Telecom billing systems are composed of interconnected software modules that work together to boost efficiency. These components include the following:

  • Fraud management: AI-driven algorithms analyze billing data, network logs, customer behaviors, and external threat intelligence to detect patterns suggesting fraudulent activity. Real-time monitoring supports swift intervention, while adaptive detection adjusts to evolving threat tactics.
  • Payment processing and payment orchestration: These components automate the payment lifecycle, from secure payment data collection to payment authorization. Payment orchestration coordinates multiple payment options, optimizes transaction routes, and manages retries for failed payments.
  • Rate engine: A rate engine applies predefined pricing rules, tariffs, and policies to usage data. It calculates charges across various pricing structures and factors in discounts, promotions, and taxes.
  • Customer self-service portals: Self-service portals and apps let customers update personal information, view usage history, download invoices, and perform other tasks on their own. This reduces call volume and support costs.
  • Customer relationship management: CRM centralizes customer account details, billing plans, and pricing. With this information at hand, support teams can resolve disputes faster and tailor interactions to each customer.
  • Accounting systems: Accounting software that connects to billing operations records revenue in the general ledger and correctly classifies transactions. This integration supports timely revenue recognition, accurate financial reporting, and compliance with accounting standards.

Billing Management Benefits From Integrated Accounting Software

NetSuite Telecom Accounting & Billing Software connects billing operations to core financial management in real time, reducing the errors and delays that dent customer trust and drain resources. The integrated system provides comprehensive visibility into financial metrics, such as profitability ratios and cash positions, while general ledger capabilities support customizable account types and reporting segments. By automating invoice delivery, payment processing, and collections across prepaid, postpaid, and bundled billing models, NetSuite also shortens the credit-to-cash cycle and improves liquidity so that providers can invest in growth. Built-in tax management handles multiple schedules across subsidiaries, from value-added tax to general sales tax, helping providers maintain compliance as they scale.

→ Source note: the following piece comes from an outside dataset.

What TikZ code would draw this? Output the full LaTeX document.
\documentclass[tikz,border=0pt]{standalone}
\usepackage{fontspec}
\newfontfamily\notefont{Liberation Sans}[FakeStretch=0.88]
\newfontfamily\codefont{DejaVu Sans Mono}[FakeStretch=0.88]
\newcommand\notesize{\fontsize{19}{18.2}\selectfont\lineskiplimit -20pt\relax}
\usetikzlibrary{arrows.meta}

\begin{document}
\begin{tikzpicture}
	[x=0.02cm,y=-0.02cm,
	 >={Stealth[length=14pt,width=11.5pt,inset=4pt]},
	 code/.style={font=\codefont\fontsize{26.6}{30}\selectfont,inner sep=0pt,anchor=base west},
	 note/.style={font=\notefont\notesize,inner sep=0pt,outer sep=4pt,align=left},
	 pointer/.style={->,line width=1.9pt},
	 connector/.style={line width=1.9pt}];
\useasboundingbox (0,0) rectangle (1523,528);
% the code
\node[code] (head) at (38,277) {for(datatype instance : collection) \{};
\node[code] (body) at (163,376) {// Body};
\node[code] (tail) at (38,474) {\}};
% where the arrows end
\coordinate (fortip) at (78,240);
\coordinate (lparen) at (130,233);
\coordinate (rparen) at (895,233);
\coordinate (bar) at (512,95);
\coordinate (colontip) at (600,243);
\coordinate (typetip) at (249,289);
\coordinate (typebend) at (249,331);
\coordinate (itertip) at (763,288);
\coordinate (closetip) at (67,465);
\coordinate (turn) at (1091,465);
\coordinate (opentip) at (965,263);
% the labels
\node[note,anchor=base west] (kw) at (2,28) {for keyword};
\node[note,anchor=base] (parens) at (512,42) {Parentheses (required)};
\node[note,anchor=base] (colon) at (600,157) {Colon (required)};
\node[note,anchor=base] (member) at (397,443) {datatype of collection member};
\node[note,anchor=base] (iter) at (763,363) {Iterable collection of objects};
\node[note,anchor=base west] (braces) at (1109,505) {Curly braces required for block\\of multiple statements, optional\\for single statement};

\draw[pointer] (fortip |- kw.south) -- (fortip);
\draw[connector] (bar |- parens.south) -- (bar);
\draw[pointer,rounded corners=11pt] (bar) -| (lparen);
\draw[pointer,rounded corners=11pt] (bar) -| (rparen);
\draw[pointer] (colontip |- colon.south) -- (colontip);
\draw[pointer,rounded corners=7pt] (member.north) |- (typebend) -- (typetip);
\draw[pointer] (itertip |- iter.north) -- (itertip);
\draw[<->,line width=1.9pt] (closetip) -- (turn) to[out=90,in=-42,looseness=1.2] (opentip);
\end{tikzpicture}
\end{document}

Effective telecom billing underpins financial health, operational efficiency, and customer trust. Getting it right rests on a combination of best-fit software, disciplined processes, and ongoing attention to evolving regulations and customer expectations. Telecom providers that treat billing as a strategic function, not a back-office task, can transform billing from an error-prone process into a powerful tool for profitability, growth, and compliance.

Telecom Billing Management FAQs

Why is telecom billing management important?

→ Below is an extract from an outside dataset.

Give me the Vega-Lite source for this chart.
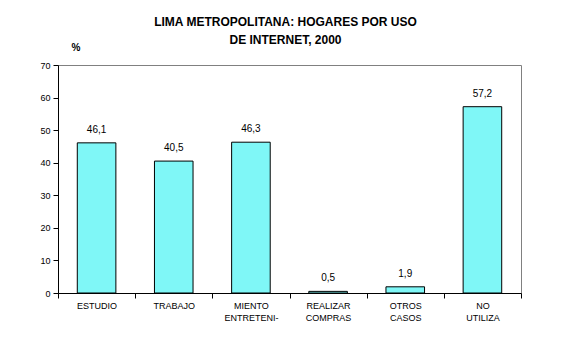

Telecom billing management directly impacts revenue accuracy, operational efficiency, customer satisfaction, and regulatory compliance. Strong billing management equips providers to incorporate changing products, pricing, and regulations more easily, ultimately improving the company’s financial health.

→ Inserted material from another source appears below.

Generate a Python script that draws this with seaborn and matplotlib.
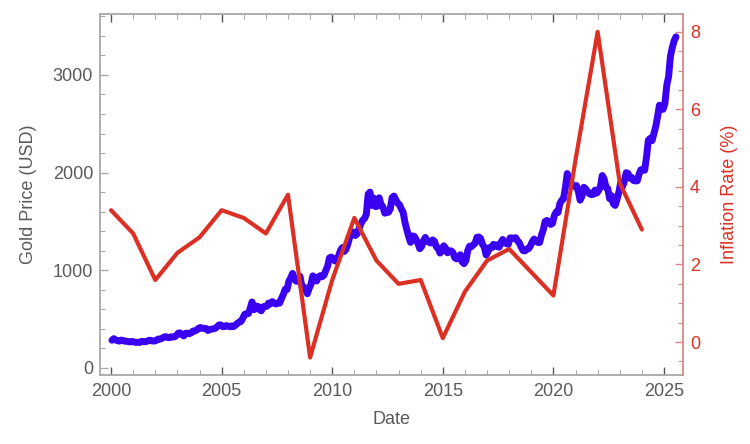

What’s the difference between billing and invoicing?

Billing is the end-to-end process of calculating, generating, and managing charges and payments for provided services or products. Invoicing is a step within the billing process in which providers create and issue formal documents summarizing charges to be paid.

What is a telecom expense management system?

A telecom expense management (TEM) system manages and analyzes costs, billing, inventory, and contracts related to telecom services. A TEM automates tasks, such as invoice collection, validation, and payments, to help providers reduce overspending and billing errors, while improving visibility and compliance.